Items from a data source –
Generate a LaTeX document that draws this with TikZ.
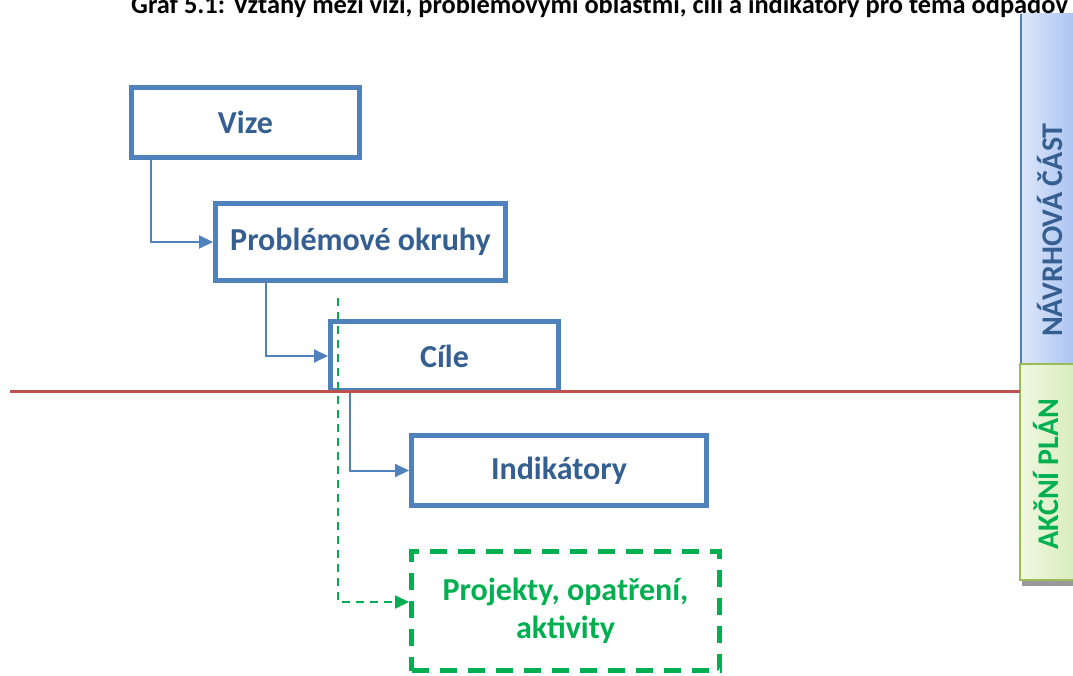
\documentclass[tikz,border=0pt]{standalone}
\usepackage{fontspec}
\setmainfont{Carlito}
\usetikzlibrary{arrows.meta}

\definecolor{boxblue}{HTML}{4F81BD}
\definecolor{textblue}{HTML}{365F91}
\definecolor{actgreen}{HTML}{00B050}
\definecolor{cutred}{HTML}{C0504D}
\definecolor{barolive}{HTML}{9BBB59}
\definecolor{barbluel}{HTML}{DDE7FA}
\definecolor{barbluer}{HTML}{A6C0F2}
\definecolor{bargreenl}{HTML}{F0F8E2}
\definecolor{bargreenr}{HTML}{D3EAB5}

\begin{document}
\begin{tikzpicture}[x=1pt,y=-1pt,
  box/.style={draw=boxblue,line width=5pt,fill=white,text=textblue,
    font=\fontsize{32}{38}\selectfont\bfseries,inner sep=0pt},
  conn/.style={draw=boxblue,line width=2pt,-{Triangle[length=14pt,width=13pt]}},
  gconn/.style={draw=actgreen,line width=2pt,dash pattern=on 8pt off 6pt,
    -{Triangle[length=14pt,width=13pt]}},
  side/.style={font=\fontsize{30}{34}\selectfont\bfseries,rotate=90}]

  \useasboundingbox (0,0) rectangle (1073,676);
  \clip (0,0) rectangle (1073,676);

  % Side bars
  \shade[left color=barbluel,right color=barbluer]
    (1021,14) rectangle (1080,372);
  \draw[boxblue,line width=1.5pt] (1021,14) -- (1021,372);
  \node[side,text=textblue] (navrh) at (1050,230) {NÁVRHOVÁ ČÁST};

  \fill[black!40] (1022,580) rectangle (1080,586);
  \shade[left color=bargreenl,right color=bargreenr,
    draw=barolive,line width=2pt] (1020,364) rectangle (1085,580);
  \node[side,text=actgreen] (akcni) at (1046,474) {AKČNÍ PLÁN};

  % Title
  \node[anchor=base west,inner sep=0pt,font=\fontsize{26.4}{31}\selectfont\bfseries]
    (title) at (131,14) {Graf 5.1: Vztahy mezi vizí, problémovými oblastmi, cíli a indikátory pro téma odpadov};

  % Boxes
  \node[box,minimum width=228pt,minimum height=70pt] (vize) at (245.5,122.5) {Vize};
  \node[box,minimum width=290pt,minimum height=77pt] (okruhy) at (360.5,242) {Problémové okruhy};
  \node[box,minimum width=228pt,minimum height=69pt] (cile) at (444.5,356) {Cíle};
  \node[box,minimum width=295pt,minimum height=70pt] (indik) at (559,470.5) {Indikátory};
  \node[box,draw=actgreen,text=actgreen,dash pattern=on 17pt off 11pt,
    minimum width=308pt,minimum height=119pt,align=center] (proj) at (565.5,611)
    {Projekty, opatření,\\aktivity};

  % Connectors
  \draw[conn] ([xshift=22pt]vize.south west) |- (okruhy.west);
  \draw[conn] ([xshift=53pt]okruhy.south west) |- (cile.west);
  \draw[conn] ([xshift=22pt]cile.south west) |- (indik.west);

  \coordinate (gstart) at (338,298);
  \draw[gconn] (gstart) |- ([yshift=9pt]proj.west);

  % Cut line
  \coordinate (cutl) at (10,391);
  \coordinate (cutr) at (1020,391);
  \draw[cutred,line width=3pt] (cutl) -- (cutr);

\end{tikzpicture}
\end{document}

==

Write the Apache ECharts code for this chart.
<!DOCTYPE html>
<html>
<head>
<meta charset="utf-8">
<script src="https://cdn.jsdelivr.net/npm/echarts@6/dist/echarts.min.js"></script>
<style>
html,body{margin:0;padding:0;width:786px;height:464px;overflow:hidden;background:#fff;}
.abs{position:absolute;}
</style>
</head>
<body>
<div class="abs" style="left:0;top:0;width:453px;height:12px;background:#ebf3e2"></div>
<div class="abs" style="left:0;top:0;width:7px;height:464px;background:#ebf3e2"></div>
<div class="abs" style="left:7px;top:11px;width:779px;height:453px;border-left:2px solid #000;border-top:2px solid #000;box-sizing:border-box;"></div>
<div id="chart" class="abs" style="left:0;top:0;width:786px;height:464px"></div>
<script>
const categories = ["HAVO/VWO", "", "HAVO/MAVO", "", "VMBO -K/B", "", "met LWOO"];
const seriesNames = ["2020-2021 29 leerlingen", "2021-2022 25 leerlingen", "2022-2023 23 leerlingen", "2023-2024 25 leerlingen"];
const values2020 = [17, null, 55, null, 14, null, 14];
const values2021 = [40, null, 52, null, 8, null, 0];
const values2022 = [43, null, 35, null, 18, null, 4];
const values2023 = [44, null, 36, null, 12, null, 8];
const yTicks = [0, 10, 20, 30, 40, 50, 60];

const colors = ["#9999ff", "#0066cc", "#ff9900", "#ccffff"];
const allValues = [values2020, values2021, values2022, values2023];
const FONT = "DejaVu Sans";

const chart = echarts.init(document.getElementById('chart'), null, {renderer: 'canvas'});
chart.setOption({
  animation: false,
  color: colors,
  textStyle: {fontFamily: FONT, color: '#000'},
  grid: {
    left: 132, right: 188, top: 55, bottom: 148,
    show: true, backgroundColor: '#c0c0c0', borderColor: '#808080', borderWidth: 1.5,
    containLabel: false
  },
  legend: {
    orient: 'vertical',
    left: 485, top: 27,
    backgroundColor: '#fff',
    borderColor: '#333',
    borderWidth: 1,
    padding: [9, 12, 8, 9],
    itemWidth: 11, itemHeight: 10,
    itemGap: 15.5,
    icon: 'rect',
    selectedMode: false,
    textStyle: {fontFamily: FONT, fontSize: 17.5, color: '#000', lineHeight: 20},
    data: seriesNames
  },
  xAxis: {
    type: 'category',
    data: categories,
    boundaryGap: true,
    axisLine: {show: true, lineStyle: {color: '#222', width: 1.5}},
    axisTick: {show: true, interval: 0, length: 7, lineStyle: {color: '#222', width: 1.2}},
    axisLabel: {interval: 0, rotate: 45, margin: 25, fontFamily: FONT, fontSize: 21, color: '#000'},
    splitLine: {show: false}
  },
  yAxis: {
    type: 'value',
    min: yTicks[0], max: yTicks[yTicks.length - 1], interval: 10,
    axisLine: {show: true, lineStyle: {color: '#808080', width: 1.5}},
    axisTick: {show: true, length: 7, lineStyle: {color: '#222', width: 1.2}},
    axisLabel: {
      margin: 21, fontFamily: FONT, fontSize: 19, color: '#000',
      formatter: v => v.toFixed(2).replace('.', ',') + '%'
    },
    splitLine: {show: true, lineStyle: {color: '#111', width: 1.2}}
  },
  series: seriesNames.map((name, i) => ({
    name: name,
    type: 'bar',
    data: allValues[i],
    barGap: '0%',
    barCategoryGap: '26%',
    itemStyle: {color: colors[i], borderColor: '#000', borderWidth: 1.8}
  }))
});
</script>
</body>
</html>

==

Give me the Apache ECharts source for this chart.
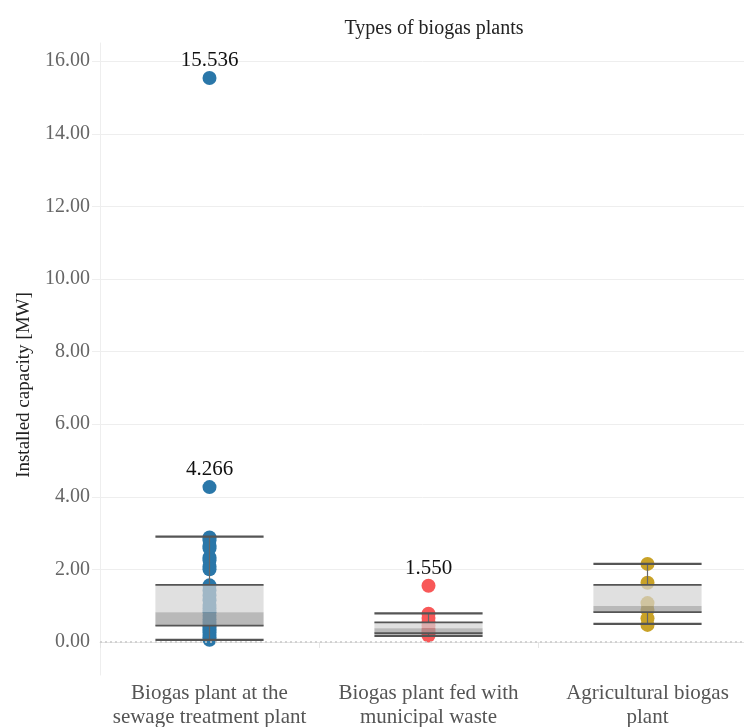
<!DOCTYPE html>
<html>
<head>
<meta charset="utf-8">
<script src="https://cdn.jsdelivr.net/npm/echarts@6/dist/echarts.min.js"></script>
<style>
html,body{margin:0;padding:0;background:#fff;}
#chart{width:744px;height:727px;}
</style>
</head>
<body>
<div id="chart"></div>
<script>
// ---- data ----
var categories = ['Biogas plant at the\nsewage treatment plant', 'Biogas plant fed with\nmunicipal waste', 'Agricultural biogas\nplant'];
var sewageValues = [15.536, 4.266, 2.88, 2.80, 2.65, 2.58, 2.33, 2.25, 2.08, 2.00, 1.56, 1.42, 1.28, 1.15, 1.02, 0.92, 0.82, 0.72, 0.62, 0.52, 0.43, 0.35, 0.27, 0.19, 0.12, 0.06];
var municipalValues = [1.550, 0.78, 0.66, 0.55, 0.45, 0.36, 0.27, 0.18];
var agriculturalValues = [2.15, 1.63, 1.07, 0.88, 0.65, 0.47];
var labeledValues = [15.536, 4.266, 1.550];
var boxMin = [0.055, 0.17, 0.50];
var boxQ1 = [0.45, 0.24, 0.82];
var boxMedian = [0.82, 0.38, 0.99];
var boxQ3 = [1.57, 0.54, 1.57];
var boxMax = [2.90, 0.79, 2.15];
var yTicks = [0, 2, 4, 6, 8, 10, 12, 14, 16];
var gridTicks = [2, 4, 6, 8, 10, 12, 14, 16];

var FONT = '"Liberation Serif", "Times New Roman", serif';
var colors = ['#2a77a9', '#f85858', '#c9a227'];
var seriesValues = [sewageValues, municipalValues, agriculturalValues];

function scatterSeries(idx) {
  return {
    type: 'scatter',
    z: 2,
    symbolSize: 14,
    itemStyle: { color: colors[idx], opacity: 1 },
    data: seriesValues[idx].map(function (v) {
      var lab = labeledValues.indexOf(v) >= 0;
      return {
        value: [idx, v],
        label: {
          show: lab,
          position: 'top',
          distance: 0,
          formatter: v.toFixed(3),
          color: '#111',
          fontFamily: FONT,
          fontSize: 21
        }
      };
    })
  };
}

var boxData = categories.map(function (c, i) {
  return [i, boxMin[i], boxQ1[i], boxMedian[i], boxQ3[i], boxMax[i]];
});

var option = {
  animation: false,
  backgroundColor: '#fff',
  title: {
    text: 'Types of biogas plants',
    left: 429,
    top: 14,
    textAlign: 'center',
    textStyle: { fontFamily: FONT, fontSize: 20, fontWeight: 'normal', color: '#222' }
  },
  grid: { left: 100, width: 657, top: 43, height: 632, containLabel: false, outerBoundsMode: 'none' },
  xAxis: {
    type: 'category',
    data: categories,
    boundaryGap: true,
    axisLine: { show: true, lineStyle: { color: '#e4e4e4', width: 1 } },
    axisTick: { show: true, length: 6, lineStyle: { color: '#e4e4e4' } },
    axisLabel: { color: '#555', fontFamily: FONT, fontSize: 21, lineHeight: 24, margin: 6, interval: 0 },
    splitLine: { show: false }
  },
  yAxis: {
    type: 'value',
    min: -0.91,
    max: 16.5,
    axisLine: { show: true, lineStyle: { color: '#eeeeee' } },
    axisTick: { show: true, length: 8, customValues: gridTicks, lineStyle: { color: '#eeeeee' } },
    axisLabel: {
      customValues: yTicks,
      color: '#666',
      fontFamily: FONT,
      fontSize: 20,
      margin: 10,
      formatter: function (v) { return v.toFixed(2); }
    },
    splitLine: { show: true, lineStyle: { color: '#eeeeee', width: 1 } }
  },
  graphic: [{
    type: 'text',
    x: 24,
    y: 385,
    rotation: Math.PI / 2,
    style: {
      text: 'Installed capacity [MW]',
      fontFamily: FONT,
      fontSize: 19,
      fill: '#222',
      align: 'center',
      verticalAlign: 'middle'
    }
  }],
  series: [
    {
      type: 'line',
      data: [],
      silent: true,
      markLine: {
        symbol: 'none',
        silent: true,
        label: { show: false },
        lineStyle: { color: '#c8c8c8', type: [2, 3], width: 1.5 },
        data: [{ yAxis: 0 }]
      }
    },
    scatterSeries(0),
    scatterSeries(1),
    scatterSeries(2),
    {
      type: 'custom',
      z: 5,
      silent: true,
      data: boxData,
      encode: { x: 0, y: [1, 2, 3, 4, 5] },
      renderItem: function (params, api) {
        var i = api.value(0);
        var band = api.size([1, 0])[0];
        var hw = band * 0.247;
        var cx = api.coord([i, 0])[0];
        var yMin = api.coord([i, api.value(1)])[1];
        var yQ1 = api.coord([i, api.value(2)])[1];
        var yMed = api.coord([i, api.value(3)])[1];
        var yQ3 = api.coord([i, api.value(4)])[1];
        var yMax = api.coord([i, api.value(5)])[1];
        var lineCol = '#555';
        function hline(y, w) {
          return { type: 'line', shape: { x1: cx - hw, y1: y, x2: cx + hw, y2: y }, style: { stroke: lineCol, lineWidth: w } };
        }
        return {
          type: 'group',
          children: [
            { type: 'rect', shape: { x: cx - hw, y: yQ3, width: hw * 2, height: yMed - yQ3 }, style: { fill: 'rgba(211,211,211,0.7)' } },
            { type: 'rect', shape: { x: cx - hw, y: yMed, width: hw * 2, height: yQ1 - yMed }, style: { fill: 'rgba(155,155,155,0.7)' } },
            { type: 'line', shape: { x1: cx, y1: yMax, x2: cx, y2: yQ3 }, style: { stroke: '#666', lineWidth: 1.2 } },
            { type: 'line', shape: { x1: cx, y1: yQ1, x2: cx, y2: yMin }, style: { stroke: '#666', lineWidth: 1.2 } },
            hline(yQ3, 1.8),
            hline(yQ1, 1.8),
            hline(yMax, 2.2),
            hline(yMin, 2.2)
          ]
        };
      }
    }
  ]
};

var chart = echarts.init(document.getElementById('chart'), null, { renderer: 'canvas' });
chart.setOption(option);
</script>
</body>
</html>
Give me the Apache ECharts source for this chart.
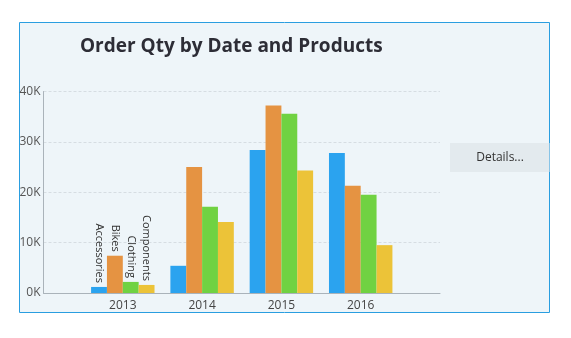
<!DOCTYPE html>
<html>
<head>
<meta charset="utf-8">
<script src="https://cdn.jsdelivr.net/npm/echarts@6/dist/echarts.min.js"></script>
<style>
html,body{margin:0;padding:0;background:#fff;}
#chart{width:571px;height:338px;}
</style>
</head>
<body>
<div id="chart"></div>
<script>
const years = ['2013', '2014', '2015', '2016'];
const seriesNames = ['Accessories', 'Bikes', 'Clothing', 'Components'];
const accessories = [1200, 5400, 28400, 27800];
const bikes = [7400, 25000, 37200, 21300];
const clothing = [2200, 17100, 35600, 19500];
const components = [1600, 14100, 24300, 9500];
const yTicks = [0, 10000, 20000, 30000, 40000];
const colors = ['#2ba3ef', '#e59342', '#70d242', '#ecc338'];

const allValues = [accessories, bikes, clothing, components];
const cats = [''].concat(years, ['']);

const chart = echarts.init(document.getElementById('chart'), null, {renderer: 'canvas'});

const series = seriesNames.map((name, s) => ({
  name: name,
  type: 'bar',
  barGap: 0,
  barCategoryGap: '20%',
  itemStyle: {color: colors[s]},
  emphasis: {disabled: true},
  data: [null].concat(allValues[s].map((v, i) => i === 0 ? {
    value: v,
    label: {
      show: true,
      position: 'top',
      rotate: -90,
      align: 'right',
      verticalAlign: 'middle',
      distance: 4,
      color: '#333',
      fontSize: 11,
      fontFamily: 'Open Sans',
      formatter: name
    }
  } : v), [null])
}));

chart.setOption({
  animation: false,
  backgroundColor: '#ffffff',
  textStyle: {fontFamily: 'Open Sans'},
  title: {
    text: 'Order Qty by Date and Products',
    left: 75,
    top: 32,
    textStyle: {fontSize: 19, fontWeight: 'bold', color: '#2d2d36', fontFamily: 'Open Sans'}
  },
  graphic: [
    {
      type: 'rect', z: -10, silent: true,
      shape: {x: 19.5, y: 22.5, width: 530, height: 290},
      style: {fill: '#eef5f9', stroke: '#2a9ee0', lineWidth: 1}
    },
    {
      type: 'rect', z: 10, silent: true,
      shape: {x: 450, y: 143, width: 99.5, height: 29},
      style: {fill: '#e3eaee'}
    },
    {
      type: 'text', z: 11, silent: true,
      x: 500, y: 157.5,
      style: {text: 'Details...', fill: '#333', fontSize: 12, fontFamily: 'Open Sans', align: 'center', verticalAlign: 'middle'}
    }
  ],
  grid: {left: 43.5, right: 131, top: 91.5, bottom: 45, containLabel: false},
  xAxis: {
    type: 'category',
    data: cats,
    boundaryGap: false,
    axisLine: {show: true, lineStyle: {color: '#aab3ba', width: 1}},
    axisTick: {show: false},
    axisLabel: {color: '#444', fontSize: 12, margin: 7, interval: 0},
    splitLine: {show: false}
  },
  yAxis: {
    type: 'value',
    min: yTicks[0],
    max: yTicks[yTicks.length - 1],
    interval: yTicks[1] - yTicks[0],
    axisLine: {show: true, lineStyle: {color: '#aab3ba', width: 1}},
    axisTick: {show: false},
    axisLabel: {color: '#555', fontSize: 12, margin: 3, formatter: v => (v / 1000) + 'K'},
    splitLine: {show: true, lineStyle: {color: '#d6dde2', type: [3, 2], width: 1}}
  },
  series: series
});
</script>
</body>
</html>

Exercise description – Which lines contain the word "with"? Copy each one.

Expected answer –
Generate a LaTeX document that draws this with TikZ.
var categories = ['Biogas plant at the\nsewage treatment plant', 'Biogas plant fed with\nmunicipal waste', 'Agricultural biogas\nplant'];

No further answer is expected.